Investigation of Stimulated Brillouin Scattering Driven by Broadband Lasers in High-Z Plasmas
Xiaoran Li, Jie Qiu, Liang Hao, Shiyang Zou
TL;DR
This work addresses stimulated Brillouin scattering (SBS) in high-Z plasmas under broadband laser illumination relevant to indirect-drive ICF. Using 1D3V PIC simulations with collisional Nanbu dynamics and a multi-frequency beamlet model, the study maps how laser bandwidth and intensity shape SBS growth, saturation, and suppression in Au and AuB plasmas.

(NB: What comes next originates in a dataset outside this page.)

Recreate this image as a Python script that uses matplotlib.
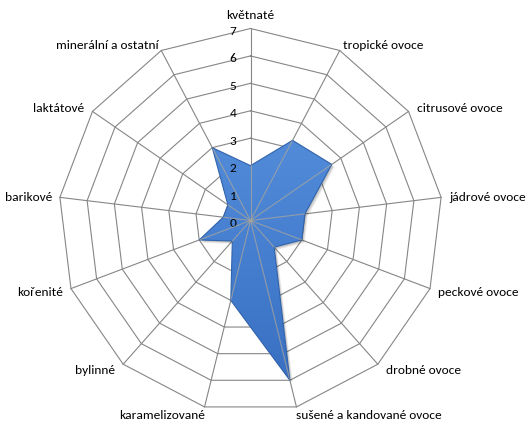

The key finding is that broadband lasers reduce the SBS growth rate by decoupling the pump from the three-wave resonance, but saturation levels remain similar until the bandwidth exceeds a critical threshold; when normalized by the monochromatic growth rate, the suppression follows a universal scaling with the ratio $Δω/γ_0$ (threshold ≈ 70 in the studied regime). The results provide practical guidance for designing broadband laser drivers to minimize SBS backscatter and improve energy coupling in indirect-drive ICF, with AuB plasmas showing earlier onset of suppression due to enhanced ion-acoustic damping.
Abstract
The evolution of stimulated Brillouin scattering (SBS) driven by broadband lasers in high-Z plasmas is investigated using one-dimensional collisional particle-in-cell simulations. The temporal incoherence of broadband lasers modulates the pump intensity, generating stochastic intensity pulses that intermittently drive SBS. The shortened coherence time weakens the three-wave coupling and continuously reduces the temporal growth rate, while the saturated reflectivity remains nearly unchanged until the bandwidth exceeds a critical threshold. Simulations with varying laser intensities and bandwidths reveal a consistent scaling behavior, indicating that effective suppression occurs only when the laser bandwidth exceeds the temporal growth rate of SBS by several tens of times. Comparative simulations in Au and AuB plasmas exhibit similar suppression trends, with AuB showing reduced SBS growth rate and reflectivity, and the onset of suppression occurring at a lower bandwidth. These findings elucidate the coupled dependence of SBS mitigation on bandwidth and laser intensity in high-Z plasmas, offering useful guidance for optimizing broadband laser designs in inertial confinement fusion.